De la même façon, les trois thèmes qui sous-titrent son ouvrage – Les anges, le brouillard, le palais de la nuit – ne sont abordés qu’à la toute fin, et encore Michaud ne consacre-t-il guère plus d’une page à chacun d’entre eux. La figure de l’ange, pour s’en tenir à elle, tour à tour mutilée, profanée, compagne de voyage et des « nuits sombres » d’Adnan, est cependant omniprésente dans ses écrits où l’ange (angel) et la colère (anger) ont peut-être secrètement partie liée. « Ma poésie est réellement en anglais », soutenait-elle, et si sa peinture a bien quelque chose de céleste, sans doute est-ce aussi parce que la colère mondaine en est absente.
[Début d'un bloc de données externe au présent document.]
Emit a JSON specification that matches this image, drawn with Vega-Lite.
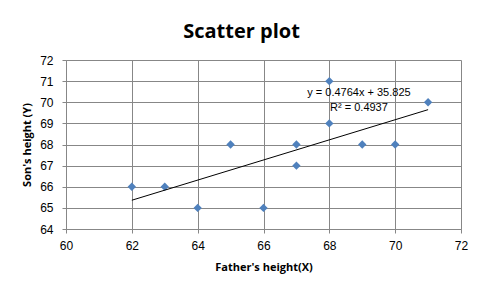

On ne saurait dire dans quelle mesure cette absence a pu contribuer à la faire apprécier lorsqu’on l’a redécouverte. Il faudrait, pour y réfléchir, rouvrir le dossier complexe et délicat à établir des liens entre abstraction picturale et violence historique, soit que l’on devine dans l’art abstrait une prise en compte radicale de cette histoire, soit qu’on y soupçonne, à l’inverse, un déni fondamental. Les formes de la peinture d’Adnan incitent à lui attribuer une position médiane proche de la seconde option – une peinture-peinture, comme on dit, qui se situerait dans le sillage de Nicolas de Staël, qu’elle admirait, et dans le voisinage de Véra Pagava, dont la facture est néanmoins à la fois plus dense et plus légère que celle d’Adnan.
Or c’est précisément cette légèreté qu’elle aussi recherchait dans la peinture, avec d’autant plus de joie – de « joie de vivre », dit-elle en français – que l’écriture, manifestement, la lui refusait pour l’enferrer dans ces mots qu’une toile laisse au contraire glisser sur elle, comme les couleurs se délestent en vibrant du poids que l’époque risque à tout instant de faire peser sur elles.